Aujourd’hui, tous les principes sacro-saints d’égalité, de justice et de solidarité sont malmenés au profit de bandits armés. Avant, pendant et après la signature de l’accord de paix des 15 mai et 20 juin 2015, les rebelles alignent les victoires sur l’Etat-nation du Mali, dont le premier responsable cède sur toute la ligne, aux prix de compromis et de compromissions. Le Mali s’est finalement empêtré dans un accord qui ne peut s’appliquer.

Secundo : les rebelles de Kidal bénéficient de soutiens étrangers. Selon notre source, la CMA est adossée à la communauté internationale qui, depuis la libération des régions du nord, lui apporte conseil et assistance. Ainsi, toutes les stratégies de ces gens sont maintenant élaborées soit en Europe ou à Alger. Le principal médiateur (Algérie) de la crise malienne est, en réalité, le premier soutien des rebelles de Kidal.

Et tertio : la France. Le soutien de l’Hexagone aux occupants de Kidal  n’est plus qu’un secret de polichinelle. En effet, la question de l’opportunité et la nécessité de l’intervention militaire française ne se posait pas à son déclenchement en 2013, mais les opinions ont vite commencé à changer. Et depuis les évènements mais 2014 à Kidal, le doute qui était palpable dans l’opinion publique malienne s’est désormais transformé en réelle conviction de l’existence d’un agenda caché pour la France. Des observateurs pensent que les terroristes ne sont pas l’objectif de cette guerre. Ils sont seulement le prétexte. A long terme, soutient le député belge Laurent Louis, l’objectif pour la France est de maintenir en permanence sa présence militaire au Mali, en faire un Etat sous tutelle des occidentaux pour leur réserver l’exclusivité des richesses du pays. De plus en plus, il est question de l’acheminement au nord du Mali d’engins lourds de génie civil. A quelle fin ?

 Chasser les rebelles si…

Ainsi, la France entretient un flou sur sa présence au nord du Mali. Cependant, l’opinion malienne est de plus en plus remontée contre les français. Et pour cause. Le mois dernier, de violents affrontements avaient opposé les combattants du Gatia aux éléments de la CMA. La suite est connue… Le Gatia avait fini par abandonner la ville de Kidal, sous la pression (l’intervention ?) des forces françaises et de la Minusma. Des responsables du Gatia et de la Plateforme avaient dénoncé cette ingérence française en ces termes : « les français ont sauvé leurs protégés ». Cette ingérence n’était pas la première. On se souvient, la plateforme avait pris la localité de Ménaka, le 27 avril 2015. Elle sera contrainte, à la faveur d’un « arrangement sécuritaire » de quitter cette localité. Il s’est avéré que la pression de la médiation visait surtout à satisfaire les exigences de la CMA, qui avait fait de ce retrait un préalable à la signature de l’accord de paix déjà entériné le 15 mai 2015 par le gouvernement malien et ses alliés. Aussi, toujours sur fond de chantages et de fourberies, la CMA avait aussi réussi à retrouver ses positions à Anéfis, d’où elle avait été chassée par la Plateforme, en septembre dernier.

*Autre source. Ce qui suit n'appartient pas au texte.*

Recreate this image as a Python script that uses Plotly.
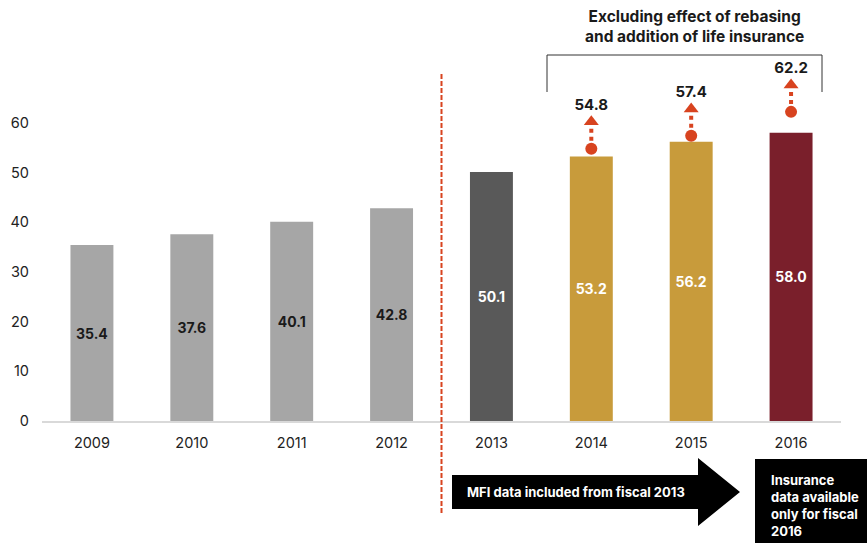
import plotly.graph_objects as go

years = ["2009", "2010", "2011", "2012", "2013", "2014", "2015", "2016"]
values = [35.4, 37.6, 40.1, 42.8, 50.1, 53.2, 56.2, 58.0]
bar_colors = ["#a6a6a6", "#a6a6a6", "#a6a6a6", "#a6a6a6", "#595959", "#c89b3b", "#c89b3b", "#7a1f2b"]
label_colors = ["#1a1a1a", "#1a1a1a", "#1a1a1a", "#1a1a1a", "#ffffff", "#ffffff", "#ffffff", "#ffffff"]

adj_years = ["2014", "2015", "2016"]
adj_values = [54.8, 57.4, 62.2]

yticks = [0, 10, 20, 30, 40, 50, 60]

RED = "#d8431f"
FONT = "Inter, Roboto, Arial, sans-serif"

W, H = 867, 543
# screen-pixel geometry of the plot area
S_LEFT, S_RIGHT, S_TOP, S_Y0 = 42, 841, 0, 421
ML = S_LEFT
MR = W - S_RIGHT
MT = 0
MB = H - S_Y0
PW = W - ML - MR
PH = H - MT - MB
PX_PER_UNIT = 4.97


def px(x):
    return (x - S_LEFT) / PW


def py(y):
    return (S_Y0 - y) / PH


fig = go.Figure()

fig.add_trace(go.Bar(
    x=years, y=values, width=0.43,
    marker=dict(color=bar_colors, line=dict(width=0)),
    text=[f"{v:.1f}" for v in values],
    textposition="inside", insidetextanchor="middle",
    textfont=dict(family=FONT, size=14, color=label_colors, weight="bold"),
    textangle=0, hoverinfo="skip", showlegend=False,
))

# dotted arrow shafts
for yr, v in zip(adj_years, adj_values):
    fig.add_trace(go.Scatter(
        x=[yr, yr], y=[v + 1.6, v + 4.6], mode="lines",
        line=dict(color=RED, width=4, dash="dot"),
        hoverinfo="skip", showlegend=False,
    ))

# arrow heads
fig.add_trace(go.Scatter(
    x=adj_years, y=[v + 5.4 for v in adj_values], mode="markers",
    marker=dict(symbol="triangle-up", size=13, color=RED, line=dict(width=0)),
    hoverinfo="skip", showlegend=False,
))

# dots
fig.add_trace(go.Scatter(
    x=adj_years, y=adj_values, mode="markers",
    marker=dict(symbol="circle", size=12, color=RED, line=dict(width=0)),
    hoverinfo="skip", showlegend=False,
))

# labels
fig.add_trace(go.Scatter(
    x=adj_years, y=[v + 8.6 for v in adj_values], mode="text",
    text=[f"{v:.1f}" for v in adj_values],
    textfont=dict(family=FONT, size=15, color="#1a1a1a", weight="bold"),
    textposition="middle center",
    hoverinfo="skip", showlegend=False,
))

shapes = []
# vertical dashed separator between 2012 and 2013
shapes.append(dict(type="line", xref="x", yref="paper", x0=3.5, x1=3.5,
                   y0=py(74), y1=py(515),
                   line=dict(color=RED, width=2, dash="5px,2px")))
# bracket
shapes.append(dict(type="path", xref="paper", yref="paper",
                   path=f"M {px(547)},{py(92)} L {px(547)},{py(55)} L {px(822)},{py(55)} L {px(822)},{py(92)}",
                   line=dict(color="#333333", width=1)))
# black arrow
pts = [(452, 475), (698, 475), (698, 458), (740, 492), (698, 526), (698, 509), (452, 509)]
path = "M " + " L ".join(f"{px(a)},{py(b)}" for a, b in pts) + " Z"
shapes.append(dict(type="path", xref="paper", yref="paper", path=path,
                   fillcolor="#000000", line=dict(width=0)))
# black box
shapes.append(dict(type="rect", xref="paper", yref="paper",
                   x0=px(755), x1=px(870), y0=py(459), y1=py(546),
                   fillcolor="#000000", line=dict(width=0)))

annotations = [
    dict(xref="paper", yref="paper", x=px(694), y=py(27),
         text="Excluding effect of rebasing<br>and addition of life insurance",
         showarrow=False, align="center", xanchor="center", yanchor="middle",
         font=dict(family=FONT, size=15.5, color="#1a1a1a", weight="bold")),
    dict(xref="paper", yref="paper", x=px(576), y=py(492),
         text="MFI data included from fiscal 2013",
         showarrow=False, xanchor="center", yanchor="middle",
         font=dict(family=FONT, size=13, color="#ffffff", weight="bold")),
    dict(xref="paper", yref="paper", x=px(769), y=py(505),
         text="Insurance<br>data available<br>only for fiscal<br>2016",
         showarrow=False, align="left", xanchor="left", yanchor="middle",
         font=dict(family=FONT, size=13, color="#ffffff", weight="bold")),
]

fig.update_layout(
    width=W, height=H,
    margin=dict(l=ML, r=MR, t=MT, b=MB, pad=0),
    paper_bgcolor="white", plot_bgcolor="white",
    font=dict(family=FONT, color="#222222"),
    shapes=shapes, annotations=annotations,
    bargap=0.57,
    hovermode=False,
    xaxis=dict(type="category", categoryorder="array", categoryarray=years,
               range=[-0.5, 7.5], showgrid=False, zeroline=False,
               showline=True, linecolor="#d9d9d9", linewidth=1.5,
               ticks="", tickfont=dict(family=FONT, size=14.5, color="#222222"),
               ticklabelstandoff=8, fixedrange=True),
    yaxis=dict(range=[0, S_Y0 / PX_PER_UNIT], tickvals=yticks,
               ticktext=[str(t) for t in yticks],
               showgrid=False, zeroline=False, showline=False, ticks="",
               tickfont=dict(family=FONT, size=14.5, color="#222222"),
               ticklabelstandoff=12, fixedrange=True),
)

fig.write_html(
    "out.html",
    config={"displayModeBar": False, "staticPlot": True},
    post_script="document.body.style.margin='0';document.body.style.overflow='hidden';",
)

Aujourd’hui, la France fait tout pour maintenir Kidal sous le contrôle des rebelles de la CMA. Une stratégie de partage du Mali que Paris avait déjà dévoilé en 2013. A cette époque, l’opération Serval, après avoir libéré les régions de Gao et Tombouctou, avait interdit l’accès de Kidal à l’armée malienne.

Hormis ces trois facteurs, les responsables du Gatia se disent capables de libérer les régions du nord du Mali dans un petit délai de 30 jours maximum, si aucune intervention étrangère n’est faite pour sauver les rebelles. Et si les autorités maliennes manifestent leur volonté de libérer Kidal.